The beginning of this session started by some group work regarding the elective units which I am not doing. The aim was to share some reading or research and get the group to answer 3 questions on the piece. I chose a piece of student work that I thought might interest the group.
The students who produced these Pecha Kucha’s managed to include a huge amount of thought provoking content in 6 minutes and 40 seconds.
I posed the following questions:
Does this subject relate to your own course?
How viable is it for UAL to teach so many fashion courses when this is the second biggest cause of landfill?
How do we get students to think about making sustainability a focus of their studies?
The next part of the session enabled us to begin our reflective statements which I was very pleased about as I had been worried about what these would entail.
It was good to have some time in class to work as I often find the pressures of life and work create delays in me being able to start work for the PGCert and I have sometimes forgotten what I am supposed to do.
It was useful to learn that we could use one example to cover 1, 2 or 3 of the reflections as I think it would be difficult to get any depth in 500 words if different examples needed to be used.
I decided to use the same example for the first two reflections and a different one for the final.
My thinking during the session began around how I have begun to explain to students about ‘unpicking’ a brief:
The images show how essentially ‘dull’ slides are annotated to help students who are largely visual learners to make sense of what they need to do and how to identify the meaning of the language used.
I am feeling much more confident now about my ability to complete this task!
First lesson learned – complete the blog post closer to the session as I am struggling to remember this session!
The topic and activity evolved around grade descriptors. I have done a lot of work on the explanation of these in my teaching as I often find students just can’t decipher these.
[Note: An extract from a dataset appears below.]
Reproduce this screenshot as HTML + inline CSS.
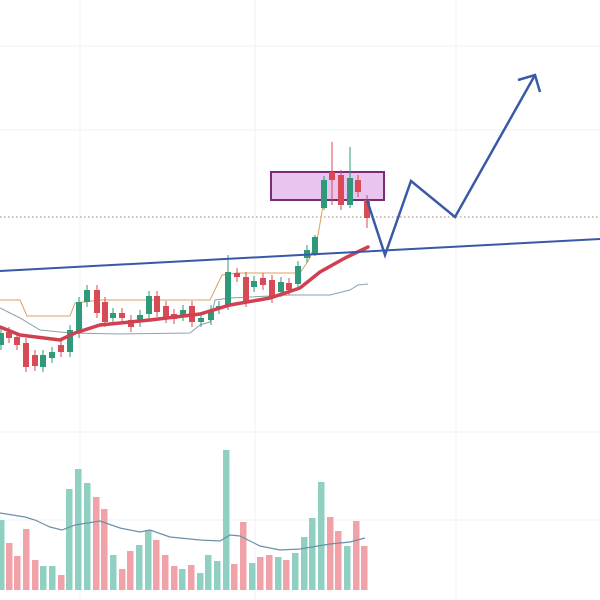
<!DOCTYPE html>
<html><head><meta charset="utf-8"><style>html,body{margin:0;padding:0;background:#fff}svg{display:block}</style></head>
<body>
<svg id="s" width="600" height="600" xmlns="http://www.w3.org/2000/svg">
<rect width="600" height="600" fill="#fff"/>
<g stroke="#eef0f3" stroke-width="1">
<line x1="80" y1="0" x2="80" y2="600"/><line x1="255" y1="0" x2="255" y2="600"/><line x1="456" y1="0" x2="456" y2="600"/>
<line x1="0" y1="46" x2="600" y2="46"/><line x1="0" y1="130" x2="600" y2="130"/><line x1="0" y1="432" x2="600" y2="432"/><line x1="0" y1="520" x2="600" y2="520"/>
</g>
<line x1="0" y1="217" x2="600" y2="217" stroke="#a08070" stroke-width="1" stroke-dasharray="1.5,2.5"/>
<g id="vol"></g>
<polyline fill="none" stroke="#6a90a8" stroke-width="1.2" points="0,513 25,517 35,520 50,527 62,530 75,525 100,521 120,528 140,532 150,530 170,537 200,540 220,541 230,535 240,536 260,546 280,550 300,549 330,544 350,542 365,538"/>
<polyline fill="none" stroke="#d9a060" stroke-width="1" points="0,300 20,300 27,316 70,316 75,303 100,300 210,300 222,275 237,273 300,273 310,258 318,235 322,212 326,182"/>
<polyline fill="none" stroke="#8aa0b0" stroke-width="1" points="0,308 20,318 40,330 70,333 120,334 190,333 200,325 210,322 215,300 230,298 290,295 330,295 350,290 358,285 368,284"/>
<rect x="271" y="172" width="113" height="28" fill="#e8c4ee" stroke="#7a2a7a" stroke-width="2"/>
<g id="c"></g>
<polyline fill="none" stroke="#d04050" stroke-width="3.5" stroke-linecap="round" points="0,327 20,335 60,340 75,333 100,325 150,320 200,314 230,305 270,298 300,288 320,272 345,258 368,247"/>
<line x1="0" y1="271" x2="600" y2="239" stroke="#3a58a8" stroke-width="2"/>
<polyline fill="none" stroke="#3a5aa8" stroke-width="2.5" stroke-linejoin="miter" points="367,200 385,255 411,181 455,217 535,75"/>
<polyline fill="none" stroke="#3a5aa8" stroke-width="2.5" points="518,80 535,75 540,92"/>
</svg>
<script>
var G='#2e9a7a',R='#d84a55',GV='#8fd0c2',RV='#f0a2a8';
var vol=[[1,520,0],[9,543,1],[17,556,1],[26,529,1],[35,560,1],[43,566,0],[52,566,0],[61,575,1],[69,489,0],[78,469,0],[87,483,0],[96,497,1],[104,509,1],[113,555,0],[122,569,1],[130,551,1],[139,545,0],[148,530,0],[156,540,1],[165,555,1],[174,566,1],[182,569,0],[191,565,1],[200,573,0],[208,555,0],[217,561,0],[226,450,0],[234,564,1],[243,522,1],[252,563,0],[260,557,1],[269,555,1],[278,557,0],[286,560,1],[295,553,0],[304,537,0],[312,518,0],[321,482,0],[330,517,1],[338,531,1],[347,546,0],[356,521,1],[364,546,1]];
var c=[[1,333,345,0],[9,332,338,1],[17,337,345,1],[26,343,367,1],[35,355,366,1],[43,355,367,0],[52,352,358,0],[61,345,352,1],[70,330,352,0],[79,302,333,0],[87,290,302,0],[97,290,313,1],[105,302,322,1],[113,313,318,0],[122,313,318,1],[131,320,327,1],[140,315,322,0],[149,296,314,0],[157,296,312,1],[166,306,318,1],[174,314,319,1],[183,310,316,0],[192,306,322,1],[201,318,322,0],[211,310,320,0],[219,306,309,0],[228,272,306,0],[237,273,277,1],[246,277,302,1],[254,281,287,0],[263,278,285,1],[272,280,298,1],[281,282,292,0],[289,283,290,1],[298,266,284,0],[307,250,258,0],[315,237,255,0],[324,180,208,0],[332,172,180,1],[341,175,205,1],[350,178,205,0],[358,180,192,1],[367,200,218,1]];
var h='';
vol.forEach(function(v){h+='<rect x="'+(v[0]-3)+'" y="'+v[1]+'" width="6.5" height="'+(590-v[1])+'" fill="'+(v[2]?RV:GV)+'"/>';});
document.getElementById('vol').innerHTML=h;
h='';
var wk={26:[255,310],38:[142,205],40:[147,208],42:[195,228],37:[176,210],36:[235,256]};
c.forEach(function(k,i){var col=k[3]?R:G;var w=wk[i]||[k[1]-5,k[2]+5];
h+='<line x1="'+k[0]+'" y1="'+w[0]+'" x2="'+k[0]+'" y2="'+w[1]+'" stroke="'+col+'" stroke-width="1"/>';
h+='<rect x="'+(k[0]-3)+'" y="'+k[1]+'" width="6" height="'+Math.max(2,k[2]-k[1])+'" fill="'+col+'"/>';});
document.getElementById('c').innerHTML=h;
</script>
</body></html>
However, it’s my opinion that the major issue behind this is that unless they can relate it to the subject or assessment they are learning it doesn’t matter how many times you explain they need a context.
Interestingly, I felt the same when doing the exercises in this session. Having an example as a measure would have helped because the criteria is not used in isolation it is used to measure the performance of a piece of work. It made sense to only consider a few in the exercises as we all agreed that some of the differences between the grades were marginal.
At the end of the session we all did a short presentation in groups and then graded ourselves on the scale using 3 descriptors, mine is below.
I used one of my lectures where I explain grading criteria to students as this seemed appropriate for the session (2 example slides below). One of the participants is an academic support tutor and she found this very useful as she often coaches business school students.
Once we had written our own descriptors we then used our own measures to critique our performance. Our peers in the group used different coloured post it notes to measure.
What I learned is that some of the criteria is hard to measure for certain tasks. I guess I knew this but it was a different experience when it was me that was being measured. We had chosen 3 descriptors; analysis, communication and presentation and collaborative and/or independent professional working.
Personally I scored highly in the latter 2 and less so in the analysis. The suggestions to improve the analysis were examples of what good looked like. I am always reticent to show students previous years work for fear that the brief has changed or that they copy but it made me realise it would be good to have a ‘dummy’ piece of work or possibly an example from a different brief. This would allow me to demonstrate the evidence of the grading criteria. I am planning to try this going forward.
The rest of my group embraced my solution of how to explain grading to students and thought it was a great idea. I have had feedback from my students that they like this too and can use to it refer back to when they are unsure of what is expected from them.
My group also felt that I had evidenced collaborative working well as I have effectively already re-written grading criteria (which was what we were doing in the session) for the very same reasons we were doing it.